Beberapa jam setelah menunggu, akhirnya Raihan membuka kedua matanya. Maya yang tengah duduk menunggu dan melihat hal tersebut buru-buru menyebut nama pria itu dengan perasaan cemas dan haru.
“Mas, Maya panggil dokter dulu!” ucapnya buru-buru pergi keluar dari bilik kamar untuk memanggil dokter.
Seorang pria dengan jubah putih dan seorang suster muncul setelahnya dan memeriksa kondisi Raihan, lalu mengatakan bahwa Raihan sudah melewati masa kristisnya dan kondisinya bisa segera pulih. Dokter pun akan segera memindahkan Raihan menuju ruang perawatan.
“Maaf, May,” ucap Raihan dengan pelan, ia tampak bersusah payah ketika menggerakan bibirnya.
“Kenapa minta maaf? Mas nggak perlu memikirkan apapun dulu, yang penting Mas harus berjuang untuk sembuh,” sahut Maya berusaha menahan air matanya.
“Berjanjilah kalau kamu akan hidup dengan bahagia, May.”
“Pasti dong apalagi Maya punya Mas Raihan yang super sabar dan penyayang.” Maya menarik kedus sudut bibirnya keatas dengan kedua mata yang mulai berkaca-kaca.
“Hal apapun yang terjadi adalah takdir Allah. Kamu tidak harus menyalahkan diri kamu sendiri..”
“Mas…” Maya memotong ucapan Raihan dengan suara gemetar.
“Kamu harus kuat menghadapinya.”
Satu demi satu air mata Maya mulai turun dan hatinya terasa begitu perih dengan cabikan yang benar-benar menyakitkan.

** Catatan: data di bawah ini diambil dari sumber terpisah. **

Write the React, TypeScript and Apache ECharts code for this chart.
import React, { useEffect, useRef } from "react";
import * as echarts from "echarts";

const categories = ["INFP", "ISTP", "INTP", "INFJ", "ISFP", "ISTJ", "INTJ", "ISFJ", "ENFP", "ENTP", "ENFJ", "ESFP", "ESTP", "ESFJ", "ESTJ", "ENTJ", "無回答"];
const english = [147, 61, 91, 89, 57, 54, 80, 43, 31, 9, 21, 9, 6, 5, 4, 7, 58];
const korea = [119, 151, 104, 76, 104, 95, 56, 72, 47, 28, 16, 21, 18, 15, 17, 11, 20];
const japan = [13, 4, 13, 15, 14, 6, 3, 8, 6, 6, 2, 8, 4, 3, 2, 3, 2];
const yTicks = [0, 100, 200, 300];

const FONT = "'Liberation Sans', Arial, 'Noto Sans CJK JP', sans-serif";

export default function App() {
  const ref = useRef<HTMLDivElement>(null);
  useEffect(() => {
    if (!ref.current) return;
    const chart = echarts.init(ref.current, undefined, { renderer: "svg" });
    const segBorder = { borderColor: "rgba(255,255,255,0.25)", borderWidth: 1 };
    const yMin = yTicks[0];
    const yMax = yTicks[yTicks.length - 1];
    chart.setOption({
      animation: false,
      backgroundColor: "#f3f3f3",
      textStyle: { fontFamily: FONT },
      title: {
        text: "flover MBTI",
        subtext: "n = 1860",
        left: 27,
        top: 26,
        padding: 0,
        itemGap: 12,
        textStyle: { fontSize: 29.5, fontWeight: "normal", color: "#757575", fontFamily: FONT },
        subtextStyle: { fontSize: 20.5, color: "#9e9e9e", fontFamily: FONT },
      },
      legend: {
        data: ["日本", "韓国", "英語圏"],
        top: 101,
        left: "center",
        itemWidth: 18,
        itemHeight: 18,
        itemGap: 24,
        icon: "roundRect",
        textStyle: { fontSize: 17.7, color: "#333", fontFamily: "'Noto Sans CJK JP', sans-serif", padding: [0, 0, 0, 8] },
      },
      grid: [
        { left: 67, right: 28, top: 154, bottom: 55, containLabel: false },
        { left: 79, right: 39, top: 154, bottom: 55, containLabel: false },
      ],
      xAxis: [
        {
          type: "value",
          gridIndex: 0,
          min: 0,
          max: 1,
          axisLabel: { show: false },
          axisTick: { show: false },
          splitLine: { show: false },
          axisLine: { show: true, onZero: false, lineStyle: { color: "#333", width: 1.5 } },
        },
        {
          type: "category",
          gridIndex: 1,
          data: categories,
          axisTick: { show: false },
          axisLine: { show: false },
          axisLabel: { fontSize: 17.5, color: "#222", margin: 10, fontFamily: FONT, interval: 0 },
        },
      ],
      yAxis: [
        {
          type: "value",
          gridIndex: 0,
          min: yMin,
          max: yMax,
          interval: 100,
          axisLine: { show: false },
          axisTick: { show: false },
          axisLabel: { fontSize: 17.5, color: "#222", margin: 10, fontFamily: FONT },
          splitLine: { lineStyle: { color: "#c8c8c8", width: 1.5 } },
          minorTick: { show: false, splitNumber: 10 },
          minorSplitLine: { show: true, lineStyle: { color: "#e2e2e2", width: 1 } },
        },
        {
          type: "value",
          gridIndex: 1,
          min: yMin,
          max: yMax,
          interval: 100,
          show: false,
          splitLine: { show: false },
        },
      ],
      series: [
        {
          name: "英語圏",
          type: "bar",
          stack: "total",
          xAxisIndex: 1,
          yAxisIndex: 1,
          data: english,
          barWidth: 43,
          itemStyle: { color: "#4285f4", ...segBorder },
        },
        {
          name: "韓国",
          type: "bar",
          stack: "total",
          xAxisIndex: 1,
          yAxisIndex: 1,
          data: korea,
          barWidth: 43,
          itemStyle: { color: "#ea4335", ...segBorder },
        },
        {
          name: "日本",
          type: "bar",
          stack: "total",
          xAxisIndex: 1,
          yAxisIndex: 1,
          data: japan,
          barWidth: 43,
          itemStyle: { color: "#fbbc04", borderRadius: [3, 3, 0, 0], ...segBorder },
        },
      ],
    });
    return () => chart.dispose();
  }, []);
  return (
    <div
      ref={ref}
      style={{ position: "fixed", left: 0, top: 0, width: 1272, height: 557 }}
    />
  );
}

Tiba-tiba patient monitor memekik nyaring seiring dengan suara berderak yang muncul dari mulut Raihan, Maya tampak panik dan berteriak kencang untuk memanggil dokter, namun saat ia kembali menatap Raihan, pria itu sudah menutup matanya rapat-rapat.
“Dokter! Dokter!” Maya terus berteriak, ia yakin bahwa Raihan hanya tertidur sebentar.

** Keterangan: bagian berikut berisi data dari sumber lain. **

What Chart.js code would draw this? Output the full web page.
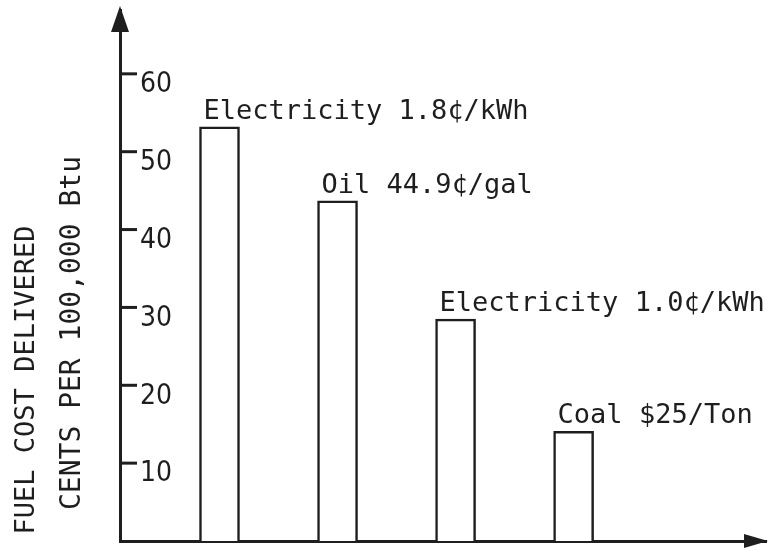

Dokter pun datang dan meminta Maya untuk keluar dari bilik kamar, sementara Dokter melakukan pertolongan.
“Kamu tenang, May,” pinta Pak Rama seraya menuntun Maya menuju kursi tunggu.
Beberapa menit kemudian, Dokter keluar dari balik tirai kamar dan dengan wajah penuh penyesalan ia mengatakan bahwa Raihan sudah meninggal.

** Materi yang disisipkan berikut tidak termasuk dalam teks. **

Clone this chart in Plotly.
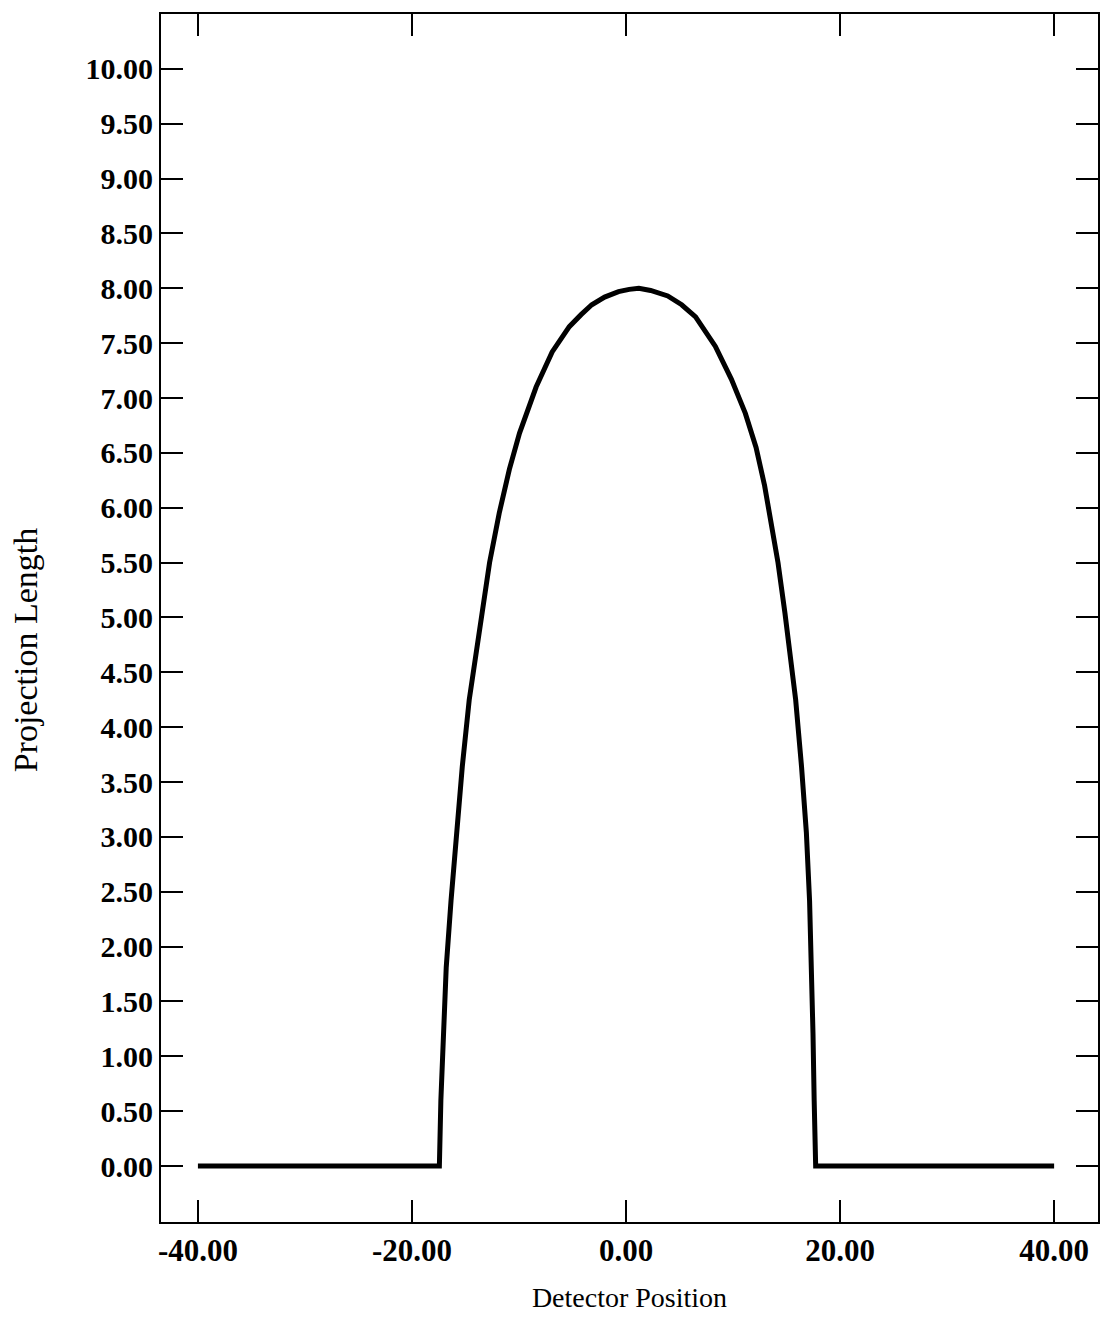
import plotly.graph_objects as go

# Detector position (x) and projection length (y)
detector_position = [-40.0, -17.44, -17.30, -17.10, -16.80, -16.35, -15.85, -15.30,
                     -14.65, -14.00, -13.40, -12.75, -11.85, -10.90, -9.95, -8.40,
                     -6.90, -5.30, -4.20, -3.20, -2.00, -0.70, 0.30, 1.2, 2.30, 3.9,
                     5.20, 6.50, 8.35, 9.85, 11.15,
                     12.15, 12.95, 13.60, 14.20, 14.85, 15.35, 15.85, 16.40, 16.85,
                     17.15, 17.35, 17.47, 17.58, 17.72, 40.0]
projection_length = [0.0, 0.0, 0.60, 1.21, 1.81, 2.42, 3.04, 3.64,
                     4.25, 4.70, 5.10, 5.50, 5.95, 6.35, 6.68, 7.10,
                     7.42, 7.65, 7.76, 7.85, 7.92, 7.97, 7.99, 8.0, 7.98, 7.93,
                     7.85, 7.74, 7.47, 7.17, 6.86,
                     6.55, 6.20, 5.85, 5.50, 5.04, 4.68, 4.25, 3.64, 3.04,
                     2.42, 1.81, 1.21, 0.60, 0.0, 0.0]

x_ticks = [-40, -20, 0, 20, 40]
x_tick_text = ["-40.00", "-20.00", "0.00", "20.00", "40.00"]
y_ticks = [i * 0.5 for i in range(21)]
y_tick_text = [f"{v:.2f}" for v in y_ticks]

fig = go.Figure()
fig.add_trace(go.Scatter(
    x=detector_position, y=projection_length, mode="lines",
    line=dict(color="black", width=5),
    showlegend=False, hoverinfo="skip"))

fig.update_layout(
    width=1104, height=1339,
    margin=dict(l=161, r=4, t=14, b=117),
    paper_bgcolor="white", plot_bgcolor="white",
    font=dict(family="Liberation Serif", color="black"),
)
fig.update_xaxes(
    range=[-43.45, 44.10], tickvals=x_ticks, ticktext=x_tick_text,
    showline=True, linecolor="black", linewidth=2, mirror="ticks",
    ticks="inside", ticklen=22, tickwidth=2, tickcolor="black",
    showgrid=False, zeroline=False,
    tickfont=dict(family="Liberation Serif", size=31, weight="bold"),
    title=dict(text="Detector Position", standoff=20,
               font=dict(family="Liberation Serif", size=28)),
)
fig.update_yaxes(
    range=[-0.51, 10.50], tickvals=y_ticks, ticktext=y_tick_text,
    showline=True, linecolor="black", linewidth=2, mirror="ticks",
    ticks="inside", ticklen=22, tickwidth=2, tickcolor="black",
    showgrid=False, zeroline=False,
    tickfont=dict(family="Liberation Serif", size=30, weight="bold"),
    ticklabelstandoff=0,
)
fig.add_annotation(
    text="Projection Length", textangle=-90, showarrow=False,
    xref="paper", yref="paper", x=-0.1448, y=0.4735,
    xanchor="center", yanchor="middle",
    font=dict(family="Liberation Serif", size=34, color="black"),
)

fig.write_html("out.html")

“Tapi bukannya tadi Dokter bilang Mas Raihan membaik. Dokter pasti berbohong!” cerca Maya seraya menangis.
“Maaf, tapi Tuhan berkehendak lain,” sahut sang Dokter dan meninggalkan Maya.
“Dokter mau ke mana? Tolong cek lagi, Dokter. Kamu pasti bohong!” Pak Rama mencoba menenangkan putrinya dengan memeluk tubuh Maya yang perlahan jatuh ke lantai, “Ayah, tolong bilang kalau Raihan baik-baik aja. Tolong, Raihan…” isaknya di pelukan sang ayah.
“May, May… Sudah, Cantik. Ayo bangun!” Seorang wanita yang mengenakan gamis berbunga merah muda menghampiri Maya dan membantunya untuk bangun, ia memapah Maya untuk kembali duduk di kursi tunggu, “Kuatkan hati kamu dan terima semuanya dengan ikhlas,” ucapnya seraya ikut menangis, namun masih mencoba untuk mengontrol emosi yang bergejolak dalam hatinya.